## [SHORT PROBLEM]
Copy all entries without alteration and skip the pictures they hold.

------------------------------------

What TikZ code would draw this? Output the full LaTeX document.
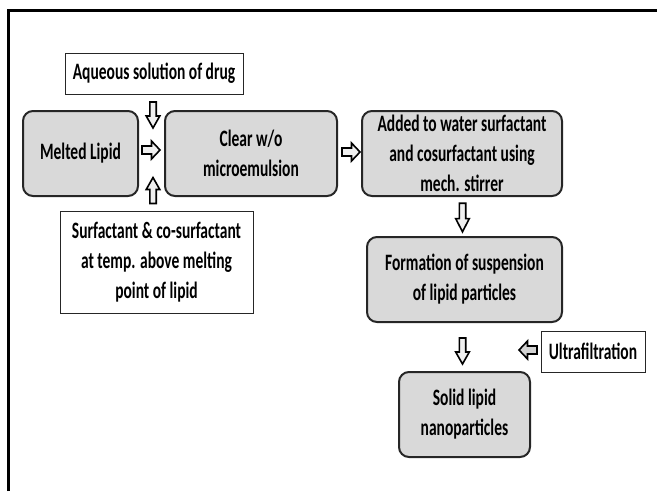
\documentclass[tikz,border=0pt]{standalone}
\usepackage{fontspec}
\setmainfont{Carlito}[FakeStretch=0.66]
\begin{document}
\begin{tikzpicture}[x=1pt,y=-1pt,
  every node/.style={font=\fontsize{23.5}{30}\selectfont\bfseries, text=black, align=center, inner sep=0pt},
  graybox/.style={draw=black!85, line width=2pt, rounded corners=10pt, fill=gray!30},
  whitebox/.style={draw=black!85, line width=0.9pt, fill=white},
  barrow/.style={draw=black, line width=1.6pt, fill=gray!12, line join=miter},
  pics/vblock/.style={code={\draw[barrow] (-3.2,-13) -- (3.2,-13) -- (3.2,1) -- (6.8,1) -- (0,13) -- (-6.8,1) -- (-3.2,1) -- cycle;}},
  pics/hblock/.style={code={\draw[barrow] (-9,-4) -- (0.5,-4) -- (0.5,-9) -- (9,0) -- (0.5,9) -- (0.5,4) -- (-9,4) -- cycle;}}
]
\useasboundingbox (0,0) rectangle (657,491);
% frame lines
\draw[line width=3pt] (8.5,491) -- (8.5,10.5) -- (657,10.5);

% nodes
\node[whitebox, minimum width=178, minimum height=41] (aq) at (154,73.5) {Aqueous solution of drug};
\node[graybox, minimum width=115, minimum height=85] (melt) at (80.5,153.5) {Melted Lipid};
\node[graybox, minimum width=172, minimum height=85] (clear) at (251,153.5) {Clear w/o\\microemulsion};
\node[graybox, minimum width=200, minimum height=85] (added) at (462,153.5) {Added to water surfactant\\and cosurfactant using\\mech. stirrer};
\node[whitebox, minimum width=193, minimum height=102] (surf) at (156.5,262) {Surfactant \& co-surfactant\\at temp. above melting\\point of lipid};
\node[graybox, minimum width=195, minimum height=85] (form) at (464.5,279.5) {Formation of suspension\\of lipid particles};
\node[graybox, minimum width=131, minimum height=85] (solid) at (464.5,414.5) {Solid lipid\\nanoparticles};
\node[whitebox, minimum width=104, minimum height=41] (ultra) at (593,351.5) {Ultrafiltration};

% block arrows
\pic at (153,115) {vblock};
\pic at (151,150) {hblock};
\pic[rotate=180] at (153,190.5) {vblock};
\pic at (351,152) {hblock};
\pic[yscale=1.1] at (462.5,217.5) {vblock};
\pic at (462.5,351) {vblock};
\pic[xscale=-1, barrow/.append style={fill=gray!35}] at (528,350) {hblock};
\end{tikzpicture}
\end{document}
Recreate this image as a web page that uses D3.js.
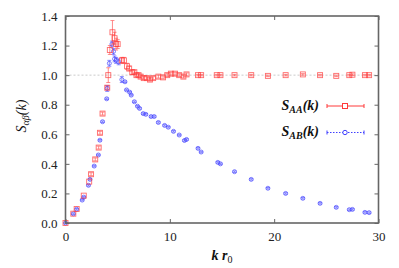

------------------------------------

## [THE SOLUTION]
What TikZ code would draw this? Output the full LaTeX document.
\documentclass[tikz,border=0pt]{standalone}
\usepackage{fontspec}
\setmainfont{Carlito}[FakeStretch=0.66]
\begin{document}
\begin{tikzpicture}[x=1pt,y=-1pt,
  every node/.style={font=\fontsize{23.5}{30}\selectfont\bfseries, text=black, align=center, inner sep=0pt},
  graybox/.style={draw=black!85, line width=2pt, rounded corners=10pt, fill=gray!30},
  whitebox/.style={draw=black!85, line width=0.9pt, fill=white},
  barrow/.style={draw=black, line width=1.6pt, fill=gray!12, line join=miter},
  pics/vblock/.style={code={\draw[barrow] (-3.2,-13) -- (3.2,-13) -- (3.2,1) -- (6.8,1) -- (0,13) -- (-6.8,1) -- (-3.2,1) -- cycle;}},
  pics/hblock/.style={code={\draw[barrow] (-9,-4) -- (0.5,-4) -- (0.5,-9) -- (9,0) -- (0.5,9) -- (0.5,4) -- (-9,4) -- cycle;}}
]
\useasboundingbox (0,0) rectangle (657,491);
% frame lines
\draw[line width=3pt] (8.5,491) -- (8.5,10.5) -- (657,10.5);

% nodes
\node[whitebox, minimum width=178, minimum height=41] (aq) at (154,73.5) {Aqueous solution of drug};
\node[graybox, minimum width=115, minimum height=85] (melt) at (80.5,153.5) {Melted Lipid};
\node[graybox, minimum width=172, minimum height=85] (clear) at (251,153.5) {Clear w/o\\microemulsion};
\node[graybox, minimum width=200, minimum height=85] (added) at (462,153.5) {Added to water surfactant\\and cosurfactant using\\mech. stirrer};
\node[whitebox, minimum width=193, minimum height=102] (surf) at (156.5,262) {Surfactant \& co-surfactant\\at temp. above melting\\point of lipid};
\node[graybox, minimum width=195, minimum height=85] (form) at (464.5,279.5) {Formation of suspension\\of lipid particles};
\node[graybox, minimum width=131, minimum height=85] (solid) at (464.5,414.5) {Solid lipid\\nanoparticles};
\node[whitebox, minimum width=104, minimum height=41] (ultra) at (593,351.5) {Ultrafiltration};

% block arrows
\pic at (153,115) {vblock};
\pic at (151,150) {hblock};
\pic[rotate=180] at (153,190.5) {vblock};
\pic at (351,152) {hblock};
\pic[yscale=1.1] at (462.5,217.5) {vblock};
\pic at (462.5,351) {vblock};
\pic[xscale=-1, barrow/.append style={fill=gray!35}] at (528,350) {hblock};
\end{tikzpicture}
\end{document}
Recreate this image as a web page that uses D3.js.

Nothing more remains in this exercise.